## COLLECTED MATERIAL

:::

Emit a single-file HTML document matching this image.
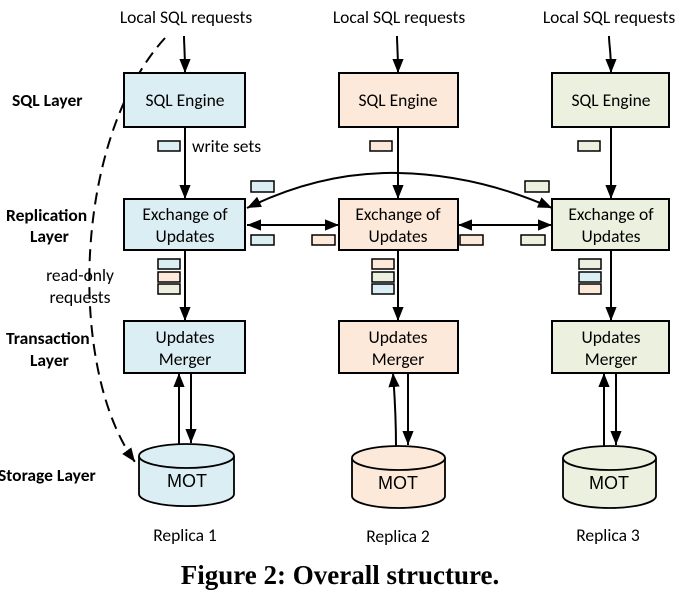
<!DOCTYPE html>
<html><head><style>
body{margin:0;background:#fff;}
svg{display:block;font-family:"Carlito","Liberation Sans",sans-serif;}
</style></head><body>
<svg width="687" height="601" viewBox="0 0 687 601">
<defs>
<marker id="b" viewBox="0 0 10 10" refX="10" refY="5" markerWidth="14" markerHeight="14" markerUnits="userSpaceOnUse" orient="auto-start-reverse"><path d="M0,1 L10,5 L0,9z" fill="#000"/></marker>
</defs>
<g font-size="17.5" fill="#000">
<text x="186" y="23" text-anchor="middle">Local SQL requests</text>
<text x="399" y="23" text-anchor="middle">Local SQL requests</text>
<text x="609" y="23" text-anchor="middle">Local SQL requests</text>
</g>
<g font-size="17.5" font-weight="bold">
<text x="12" y="106">SQL Layer</text>
<text x="6" y="221">Replication</text>
<text x="30" y="242">Layer</text>
<text x="6" y="344">Transaction</text>
<text x="30" y="366">Layer</text>
<text x="-2" y="481">Storage Layer</text>
</g>
<g font-size="17.5">
<text x="80" y="281" text-anchor="middle">read-only</text>
<text x="80" y="303" text-anchor="middle">requests</text>
<text x="192" y="152">write sets</text>
</g>
<g stroke="#000" stroke-width="2" fill="none">
<path d="M184,36 C184,45 185,50 185,73" marker-end="url(#b)"/>
<path d="M397,36 C397,45 398,50 398,73" marker-end="url(#b)"/>
<path d="M609,36 C609,45 611,50 611,73" marker-end="url(#b)"/>
<path d="M185,127 V199" marker-end="url(#b)"/>
<path d="M398,127 V199" marker-end="url(#b)"/>
<path d="M611,127 V199" marker-end="url(#b)"/>
<path d="M185,250 V321" marker-end="url(#b)"/>
<path d="M398,250 V321" marker-end="url(#b)"/>
<path d="M611,250 V321" marker-end="url(#b)"/>
<path d="M179,444 V373" marker-end="url(#b)"/>
<path d="M191,373 V443" marker-end="url(#b)"/>
<path d="M396,446 C396,420 395,400 393,373" marker-end="url(#b)"/>
<path d="M408,373 V445" marker-end="url(#b)"/>
<path d="M604,446 V373" marker-end="url(#b)"/>
<path d="M616,373 V445" marker-end="url(#b)"/>
<path d="M247,225 H339" marker-start="url(#b)" marker-end="url(#b)"/>
<path d="M458,225 H552" marker-start="url(#b)" marker-end="url(#b)"/>
<path d="M247,208 C300,182 350,172 398,173 C450,174 500,185 552,208" marker-start="url(#b)" marker-end="url(#b)"/>
<path d="M165,38 C72,140 68,370 135,462" stroke-dasharray="12,7" marker-end="url(#b)"/>
</g>
<g stroke="#000" stroke-width="2">
<rect x="124" y="73" width="121" height="54" fill="#dbeef4"/>
<rect x="339" y="73" width="119" height="54" fill="#fde9d9"/>
<rect x="552" y="73" width="117" height="54" fill="#ebf1de"/>
<rect x="124" y="199" width="121" height="51" fill="#dbeef4"/>
<rect x="339" y="199" width="119" height="51" fill="#fde9d9"/>
<rect x="552" y="199" width="117" height="51" fill="#ebf1de"/>
<rect x="124" y="321" width="121" height="52" fill="#dbeef4"/>
<rect x="339" y="321" width="119" height="52" fill="#fde9d9"/>
<rect x="552" y="321" width="117" height="52" fill="#ebf1de"/>
</g>
<g font-size="17.5" text-anchor="middle">
<text x="185" y="106">SQL Engine</text>
<text x="398" y="106">SQL Engine</text>
<text x="611" y="106">SQL Engine</text>
<text x="185" y="220">Exchange of</text><text x="185" y="242">Updates</text>
<text x="398" y="220">Exchange of</text><text x="398" y="242">Updates</text>
<text x="611" y="220">Exchange of</text><text x="611" y="242">Updates</text>
<text x="185" y="343">Updates</text><text x="185" y="365">Merger</text>
<text x="398" y="343">Updates</text><text x="398" y="365">Merger</text>
<text x="611" y="343">Updates</text><text x="611" y="365">Merger</text>
</g>
<g stroke="#000" stroke-width="1.5">
<rect x="158" y="141" width="22" height="10" fill="#dbeef4"/>
<rect x="370" y="141" width="22" height="10" fill="#fde9d9"/>
<rect x="578" y="141" width="22" height="10" fill="#ebf1de"/>
<rect x="251" y="181" width="23" height="11" fill="#dbeef4"/>
<rect x="525" y="181" width="24" height="11" fill="#ebf1de"/>
<rect x="251" y="235" width="23" height="10" fill="#dbeef4"/>
<rect x="312" y="235" width="23" height="10" fill="#fde9d9"/>
<rect x="460" y="235" width="23" height="10" fill="#fde9d9"/>
<rect x="521" y="235" width="24" height="10" fill="#ebf1de"/>
<rect x="158" y="259" width="22" height="10" fill="#dbeef4"/>
<rect x="158" y="272" width="22" height="10" fill="#fde9d9"/>
<rect x="158" y="284" width="22" height="10" fill="#ebf1de"/>
<rect x="372" y="259" width="22" height="10" fill="#fde9d9"/>
<rect x="372" y="272" width="22" height="10" fill="#ebf1de"/>
<rect x="372" y="284" width="22" height="10" fill="#dbeef4"/>
<rect x="579" y="259" width="22" height="10" fill="#ebf1de"/>
<rect x="579" y="272" width="22" height="10" fill="#dbeef4"/>
<rect x="579" y="284" width="22" height="10" fill="#fde9d9"/>
</g>
<g stroke="#000" stroke-width="1.8">
<path d="M139,456 V494 A47,12 0 0 0 234,494 V456" fill="#dbeef4"/>
<ellipse cx="186.5" cy="456" rx="47.5" ry="12" fill="#dbeef4"/>
<path d="M352,458 V496 A46.5,12 0 0 0 445,496 V458" fill="#fde9d9"/>
<ellipse cx="398.5" cy="458" rx="46.5" ry="12" fill="#fde9d9"/>
<path d="M563,458 V496 A46.5,12 0 0 0 656,496 V458" fill="#ebf1de"/>
<ellipse cx="609.5" cy="458" rx="46.5" ry="12" fill="#ebf1de"/>
</g>
<g font-family="Liberation Sans,sans-serif" font-size="18" text-anchor="middle">
<text x="187" y="487">MOT</text>
<text x="398" y="489">MOT</text>
<text x="609" y="489">MOT</text>
</g>
<g font-size="17.5" text-anchor="middle">
<text x="185" y="541">Replica 1</text>
<text x="398" y="542">Replica 2</text>
<text x="608" y="541">Replica 3</text>
</g>
<text x="340" y="584" text-anchor="middle" font-family="Liberation Serif,serif" font-weight="bold" font-size="27">Figure 2: Overall structure.</text>
</svg>
</body></html>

:::

Your task is an exact transcription of all the data, minus the pictures.

## ANSWER TO THIS EXERCISE
Emit a single-file HTML document matching this image.
<!DOCTYPE html>
<html><head><style>
body{margin:0;background:#fff;}
svg{display:block;font-family:"Carlito","Liberation Sans",sans-serif;}
</style></head><body>
<svg width="687" height="601" viewBox="0 0 687 601">
<defs>
<marker id="b" viewBox="0 0 10 10" refX="10" refY="5" markerWidth="14" markerHeight="14" markerUnits="userSpaceOnUse" orient="auto-start-reverse"><path d="M0,1 L10,5 L0,9z" fill="#000"/></marker>
</defs>
<g font-size="17.5" fill="#000">
<text x="186" y="23" text-anchor="middle">Local SQL requests</text>
<text x="399" y="23" text-anchor="middle">Local SQL requests</text>
<text x="609" y="23" text-anchor="middle">Local SQL requests</text>
</g>
<g font-size="17.5" font-weight="bold">
<text x="12" y="106">SQL Layer</text>
<text x="6" y="221">Replication</text>
<text x="30" y="242">Layer</text>
<text x="6" y="344">Transaction</text>
<text x="30" y="366">Layer</text>
<text x="-2" y="481">Storage Layer</text>
</g>
<g font-size="17.5">
<text x="80" y="281" text-anchor="middle">read-only</text>
<text x="80" y="303" text-anchor="middle">requests</text>
<text x="192" y="152">write sets</text>
</g>
<g stroke="#000" stroke-width="2" fill="none">
<path d="M184,36 C184,45 185,50 185,73" marker-end="url(#b)"/>
<path d="M397,36 C397,45 398,50 398,73" marker-end="url(#b)"/>
<path d="M609,36 C609,45 611,50 611,73" marker-end="url(#b)"/>
<path d="M185,127 V199" marker-end="url(#b)"/>
<path d="M398,127 V199" marker-end="url(#b)"/>
<path d="M611,127 V199" marker-end="url(#b)"/>
<path d="M185,250 V321" marker-end="url(#b)"/>
<path d="M398,250 V321" marker-end="url(#b)"/>
<path d="M611,250 V321" marker-end="url(#b)"/>
<path d="M179,444 V373" marker-end="url(#b)"/>
<path d="M191,373 V443" marker-end="url(#b)"/>
<path d="M396,446 C396,420 395,400 393,373" marker-end="url(#b)"/>
<path d="M408,373 V445" marker-end="url(#b)"/>
<path d="M604,446 V373" marker-end="url(#b)"/>
<path d="M616,373 V445" marker-end="url(#b)"/>
<path d="M247,225 H339" marker-start="url(#b)" marker-end="url(#b)"/>
<path d="M458,225 H552" marker-start="url(#b)" marker-end="url(#b)"/>
<path d="M247,208 C300,182 350,172 398,173 C450,174 500,185 552,208" marker-start="url(#b)" marker-end="url(#b)"/>
<path d="M165,38 C72,140 68,370 135,462" stroke-dasharray="12,7" marker-end="url(#b)"/>
</g>
<g stroke="#000" stroke-width="2">
<rect x="124" y="73" width="121" height="54" fill="#dbeef4"/>
<rect x="339" y="73" width="119" height="54" fill="#fde9d9"/>
<rect x="552" y="73" width="117" height="54" fill="#ebf1de"/>
<rect x="124" y="199" width="121" height="51" fill="#dbeef4"/>
<rect x="339" y="199" width="119" height="51" fill="#fde9d9"/>
<rect x="552" y="199" width="117" height="51" fill="#ebf1de"/>
<rect x="124" y="321" width="121" height="52" fill="#dbeef4"/>
<rect x="339" y="321" width="119" height="52" fill="#fde9d9"/>
<rect x="552" y="321" width="117" height="52" fill="#ebf1de"/>
</g>
<g font-size="17.5" text-anchor="middle">
<text x="185" y="106">SQL Engine</text>
<text x="398" y="106">SQL Engine</text>
<text x="611" y="106">SQL Engine</text>
<text x="185" y="220">Exchange of</text><text x="185" y="242">Updates</text>
<text x="398" y="220">Exchange of</text><text x="398" y="242">Updates</text>
<text x="611" y="220">Exchange of</text><text x="611" y="242">Updates</text>
<text x="185" y="343">Updates</text><text x="185" y="365">Merger</text>
<text x="398" y="343">Updates</text><text x="398" y="365">Merger</text>
<text x="611" y="343">Updates</text><text x="611" y="365">Merger</text>
</g>
<g stroke="#000" stroke-width="1.5">
<rect x="158" y="141" width="22" height="10" fill="#dbeef4"/>
<rect x="370" y="141" width="22" height="10" fill="#fde9d9"/>
<rect x="578" y="141" width="22" height="10" fill="#ebf1de"/>
<rect x="251" y="181" width="23" height="11" fill="#dbeef4"/>
<rect x="525" y="181" width="24" height="11" fill="#ebf1de"/>
<rect x="251" y="235" width="23" height="10" fill="#dbeef4"/>
<rect x="312" y="235" width="23" height="10" fill="#fde9d9"/>
<rect x="460" y="235" width="23" height="10" fill="#fde9d9"/>
<rect x="521" y="235" width="24" height="10" fill="#ebf1de"/>
<rect x="158" y="259" width="22" height="10" fill="#dbeef4"/>
<rect x="158" y="272" width="22" height="10" fill="#fde9d9"/>
<rect x="158" y="284" width="22" height="10" fill="#ebf1de"/>
<rect x="372" y="259" width="22" height="10" fill="#fde9d9"/>
<rect x="372" y="272" width="22" height="10" fill="#ebf1de"/>
<rect x="372" y="284" width="22" height="10" fill="#dbeef4"/>
<rect x="579" y="259" width="22" height="10" fill="#ebf1de"/>
<rect x="579" y="272" width="22" height="10" fill="#dbeef4"/>
<rect x="579" y="284" width="22" height="10" fill="#fde9d9"/>
</g>
<g stroke="#000" stroke-width="1.8">
<path d="M139,456 V494 A47,12 0 0 0 234,494 V456" fill="#dbeef4"/>
<ellipse cx="186.5" cy="456" rx="47.5" ry="12" fill="#dbeef4"/>
<path d="M352,458 V496 A46.5,12 0 0 0 445,496 V458" fill="#fde9d9"/>
<ellipse cx="398.5" cy="458" rx="46.5" ry="12" fill="#fde9d9"/>
<path d="M563,458 V496 A46.5,12 0 0 0 656,496 V458" fill="#ebf1de"/>
<ellipse cx="609.5" cy="458" rx="46.5" ry="12" fill="#ebf1de"/>
</g>
<g font-family="Liberation Sans,sans-serif" font-size="18" text-anchor="middle">
<text x="187" y="487">MOT</text>
<text x="398" y="489">MOT</text>
<text x="609" y="489">MOT</text>
</g>
<g font-size="17.5" text-anchor="middle">
<text x="185" y="541">Replica 1</text>
<text x="398" y="542">Replica 2</text>
<text x="608" y="541">Replica 3</text>
</g>
<text x="340" y="584" text-anchor="middle" font-family="Liberation Serif,serif" font-weight="bold" font-size="27">Figure 2: Overall structure.</text>
</svg>
</body></html>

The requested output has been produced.